Je dine dimanche chez Lady Palmerston, en très petit comité, presque en famille, m’a-t-elle dit. Comme j’en sortais, j’ai rencontré ç la porte M. De Brünnow qui descendait de sa voiture avec deux beaux bouquets « pour les belles dames » m’a-t-il dit en me saluant. Je voulais vous parler de ma maison et de ce qu’elle me coûte. Mais j’attendrai que le mois de mars soit écoulé. J’y verrai clair encore, et je vous enverrai un état complet de mes dépenses.

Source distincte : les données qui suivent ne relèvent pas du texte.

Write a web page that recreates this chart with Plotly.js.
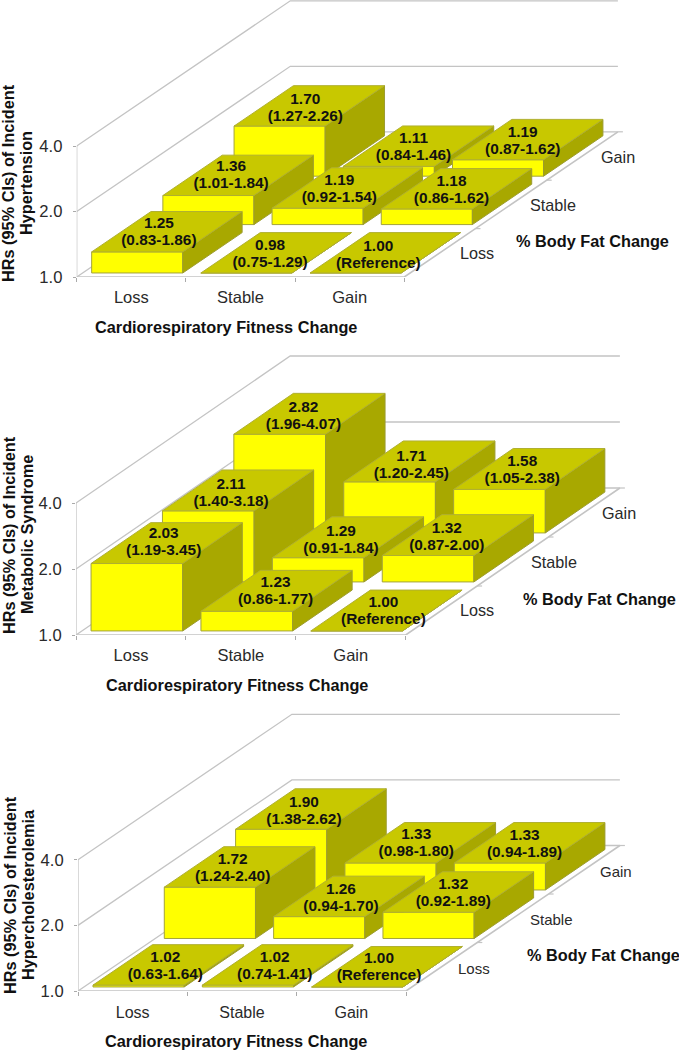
<!DOCTYPE html>
<html><head><meta charset="utf-8">
<script src="https://cdn.plot.ly/plotly-3.0.1.min.js"></script>
<style>html,body{margin:0;padding:0;background:#fff}</style></head>
<body><div id="chart" style="width:679px;height:1050px"></div>
<script>
const fitnessLevels = ['Loss','Stable','Gain'];
const fatLevels = ['Loss','Stable','Gain'];
const yTickValues = [1,2,4];
const yTickLabels = ['1.0','2.0','4.0'];
// rows: body-fat Loss, Stable, Gain; columns: fitness Loss, Stable, Gain
const hypertensionHR = [[1.25,0.98,1.00],[1.36,1.19,1.18],[1.70,1.11,1.19]];
const hypertensionCI = [['(0.83-1.86)','(0.75-1.29)','(Reference)'],['(1.01-1.84)','(0.92-1.54)','(0.86-1.62)'],['(1.27-2.26)','(0.84-1.46)','(0.87-1.62)']];
const metabolicHR = [[2.03,1.23,1.00],[2.11,1.29,1.32],[2.82,1.71,1.58]];
const metabolicCI = [['(1.19-3.45)','(0.86-1.77)','(Reference)'],['(1.40-3.18)','(0.91-1.84)','(0.87-2.00)'],['(1.96-4.07)','(1.20-2.45)','(1.05-2.38)']];
const cholesterolHR = [[1.02,1.02,1.00],[1.72,1.26,1.32],[1.90,1.33,1.33]];
const cholesterolCI = [['(0.63-1.64)','(0.74-1.41)','(Reference)'],['(1.24-2.40)','(0.94-1.70)','(0.92-1.89)'],['(1.38-2.62)','(0.98-1.80)','(0.94-1.89)']];

const W=679,H=1050;
const FONT='"Liberation Sans", Arial, sans-serif';
const GRID='#c4c4c4', TOPC='#c8c800', SIDEC='#a8a800', FRONTC='#ffff00', EDGE='#a3a33c', TXT='#111111', TICKTXT='#2a2a2a';
const panels=[
 {hr:hypertensionHR,ci:hypertensionCI,name:'Hypertension',left:76.7,right:404.3,top:0,bottom:277,unit:65.5,dx:71.2,dy:48.4,
  xLabelY:297,xTitle:[225.5,327],fatTitle:[592,241],yT1:[8,183],yT2:[26,183],zLab:[[477,253],[553,205],[618,157]],zSize:16.2,xSize:16.5,standoff:8,
  nudge:[[[-3,1],[-1,2],[-2,3]],[[-2,0],[-3,2],[0,2]],[[1,2.5],[0,1.5],[0,2]]]},
 {hr:metabolicHR,ci:metabolicCI,name:'Metabolic Syndrome',left:76,right:405.7,top:350,bottom:635,unit:66,dx:71.4,dy:49,
  xLabelY:655,xTitle:[237,685],fatTitle:[599,599],yT1:[9,535],yT2:[27,535],zLab:[[477,610],[554,562],[619,513]],zSize:16.2,xSize:16.5,standoff:8,
  nudge:[[[2,0],[4,1],[2,1]],[[-2,3],[-2,3],[-6,3]],[[-1,3],[-3,4],[-2,2]]]},
 {hr:cholesterolHR,ci:cholesterolCI,name:'Hypercholesterolemia',left:78,right:406,top:708,bottom:991,unit:65.6,dx:71.3,dy:48.5,
  xLabelY:1012,xTitle:[236,1041],fatTitle:[603,955],yT1:[10,895],yT2:[28,895],zLab:[[474,968],[551,919],[616,871]],zSize:15,xSize:16,standoff:10,
  nudge:[[[2,2],[2,2],[-3,1]],[[-2,1.5],[-3,2],[0,2]],[[-2,3],[1,1],[0,2]]]}
];
const traces=[],ann=[],layout={width:W,height:H,margin:{l:0,r:0,t:0,b:0},paper_bgcolor:'#fff',plot_bgcolor:'rgba(0,0,0,0)',showlegend:false,font:{family:FONT},hovermode:false,annotations:ann};
const lab=(text,x,y,size,bold,angle,color)=>ann.push({text:bold?'<b>'+text+'</b>':text,x:x/W,y:1-y/H,xref:'paper',yref:'paper',xanchor:'center',yanchor:'middle',showarrow:false,textangle:angle||0,font:{family:FONT,size:size,color:color||TXT}});

panels.forEach((p,k)=>{
  const id=k?String(k+1):'';
  const xa='x'+id, ya='y'+id;
  const catW=(p.right-p.left)/3;
  const kx=p.dx/catW, ky=p.dy/p.unit;
  // oblique projection of (fitness position, fat position, HR) on the subplot's axes
  const px=(c,z)=>c+z*kx;
  const py=(z,v)=>Math.log2(v)+z*ky;
  const add=(o)=>traces.push(Object.assign({xaxis:xa,yaxis:ya,type:'scatter',cliponaxis:false,hoverinfo:'skip',showlegend:false},o));
  const seg=(pts,color,w)=>add({mode:'lines',x:pts.map(q=>px(q[0],q[1])),y:pts.map(q=>py(q[1],q[2])),line:{color:color,width:w||1.2}});
  const face=(pts,fill,edge)=>add({mode:'lines',fill:'toself',fillcolor:fill,x:pts.map(q=>px(q[0],q[1])),y:pts.map(q=>py(q[1],q[2])),line:{color:edge,width:1}});
  // walls and floor
  yTickValues.forEach(v=>seg([[0,0,v],[0,3,v],[3,3,v]],GRID,1.3));
  seg([[0,0,1],[0,0,4]],GRID,1.3);
  seg([[0,0,1],[3,0,1],[3,3,1]],GRID,1.6);
  // depth-axis tick marks
  [1,2,3].forEach(z=>{
    const x=px(3,z),y=py(z,1);
    add({mode:'lines',x:[x,x+5/catW],y:[y,y],line:{color:GRID,width:1.2}});
  });
  // bars, back to front and left to right
  const gap=0.083;
  for(let r=2;r>=0;r--){
    for(let c=0;c<3;c++){
      const v=Math.max(p.hr[r][c],1);
      const c0=c+gap,c1=c+1-gap,z0=r+gap,z1=r+1-gap;
      face([[c0,z0,1],[c1,z0,1],[c1,z0,v],[c0,z0,v],[c0,z0,1]],FRONTC,EDGE);
      face([[c1,z0,1],[c1,z1,1],[c1,z1,v],[c1,z0,v],[c1,z0,1]],SIDEC,'#9c9c30');
      face([[c0,z0,v],[c1,z0,v],[c1,z1,v],[c0,z1,v],[c0,z0,v]],TOPC,'#b0b030');
    }
  }
  // value labels centred on each bar's top face
  const tx=[],ty1=[],ty2=[],t1=[],t2=[];
  const sx=-5/catW, sl=8.5/p.unit;
  for(let r=0;r<3;r++)for(let c=0;c<3;c++){
    const v=Math.max(p.hr[r][c],1);
    const n=p.nudge[r][c];
    tx.push(px(c+.5,r+.5)+sx+n[0]/catW); const yy=py(r+.5,v)-n[1]/p.unit;
    ty1.push(yy+sl); ty2.push(yy-sl);
    t1.push(p.hr[r][c].toFixed(2)); t2.push(p.ci[r][c]);
  }
  const tf={family:FONT,size:15.4,color:TXT,weight:700};
  add({mode:'text',x:tx,y:ty1,text:t1,textposition:'middle center',textfont:tf});
  add({mode:'text',x:tx,y:ty2,text:t2,textposition:'middle center',textfont:tf});
  // axes
  const xName='xaxis'+id,yName='yaxis'+id;
  layout[xName]={domain:[p.left/W,1],range:[0,(W-p.left)/catW],anchor:ya,showgrid:false,zeroline:false,showline:false,
    tickmode:'array',tickvals:[0.5,1.5,2.5],ticktext:fitnessLevels,ticks:'',ticklabelstandoff:p.standoff,
    tickfont:{family:FONT,size:p.xSize,color:TICKTXT},
    minor:{tickmode:'array',tickvals:[0,1,2,3],ticks:'outside',ticklen:4,tickcolor:'#aaaaaa',tickwidth:1,showgrid:false}};
  layout[yName]={domain:[1-p.bottom/H,1-p.top/H],range:[0,(p.bottom-p.top)/p.unit],anchor:xa,showgrid:false,zeroline:false,showline:false,
    tickmode:'array',tickvals:yTickValues.map(Math.log2),ticktext:yTickLabels,ticks:'outside',ticklen:3,tickcolor:'#aaaaaa',tickwidth:1,ticklabelstandoff:7,
    tickfont:{family:FONT,size:16.6,color:TICKTXT}};
  // titles and depth labels
  lab('Cardiorespiratory Fitness Change',p.xTitle[0],p.xTitle[1],16.3,true);
  lab('% Body Fat Change',p.fatTitle[0],p.fatTitle[1],16.3,true);
  lab('HRs (95% CIs) of Incident',p.yT1[0],p.yT1[1],16.3,true,-90);
  lab(p.name,p.yT2[0],p.yT2[1],16.3,true,-90);
  fatLevels.forEach((t,i)=>lab(t,p.zLab[i][0],p.zLab[i][1],p.zSize,false,0,TICKTXT));
});
Plotly.newPlot('chart',traces,layout,{displayModeBar:false,staticPlot:true});
</script></body></html>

Je suis moins effrayé du service courant que de l’établissement. C’est énorme ce qui manque dans une maison bien meublée. Mon maître d’hôtel est excellent, aussi bon dans sa sorte que mon cuisinier. Mais Diabera est un valet de chambre médiocre, ahuri, maladroit, peu de mémoire ; du reste zélé comme un lion et doux comme un agneau. Je ne sais pourquoi je dis zélé comme un lion. Ce que c’est que le besoin d’une antithèse.  Adieu ; malgré ma rancune, je veux que ma lettre parte aujourd’hui. Le Ministère a eu la majorité pour former la commission des fonds secrets. Est-ce une majorité? Adieu, adieu.